Spend what it takes to keep it personal
If you’re looking for investments with a large return, finding opportunities to celebrate your clients’ achievements, no matter how small, is sure to come back tenfold.
When you’re first launching, there are a ton of free ways to do this. It can be as simple as recording a video and telling them how awesome you think they are and how hard they’ve worked.
Or, as you know, I’m a big fan of gifs. I create them and send them out.
Or you could build a Spotify playlist and say, “Hey, as a bonus I wanted to make this for you because this is how I see where you are right now.” So there is a lot you can do for free.
As you grow and charge more, you might decide to start spending a little money to surprise and delight clients.
If you need somewhere to start, try saving 10 percent of their package price each month.

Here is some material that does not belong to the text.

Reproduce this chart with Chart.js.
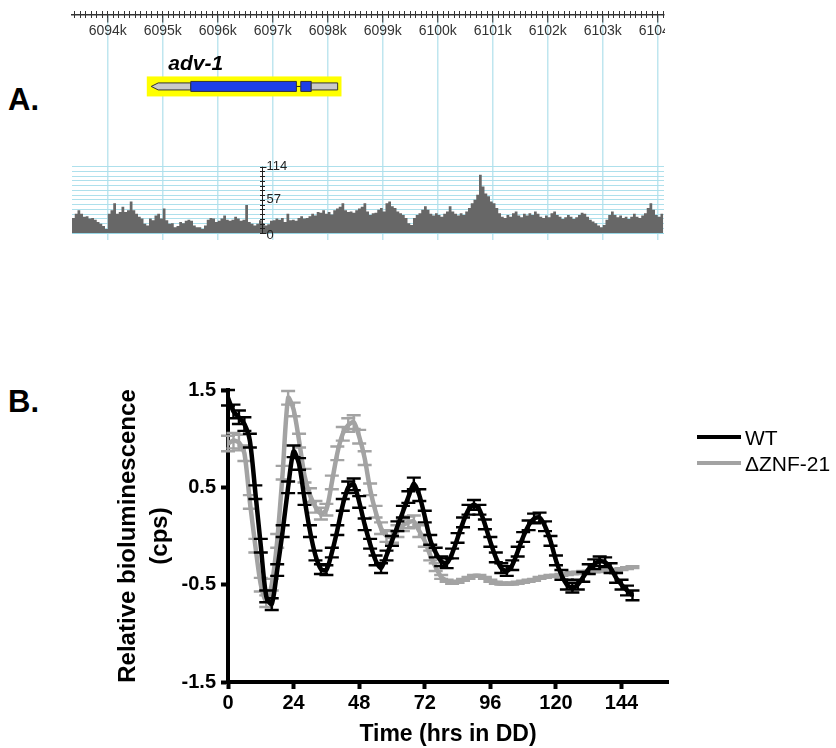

You might choose to do small, regular gifts or save it for a bigger surprise-and-delight.
To help make it really special, make it as personal as possible.
Keep notes about what you know about your clients and look for opportunities to surprise them based on what you know. Remember, a $10 personal gift will usually beat a $100 generic gift.
Check out this article about building rapport with client gifts.
Cost: Totally up to you but 10 percent of each client’s package per month is a starting point.
Grand total: $1,200/month*
*For a trainer with 30 clients (this would be on top of the spending total for the Starting to Grow stage).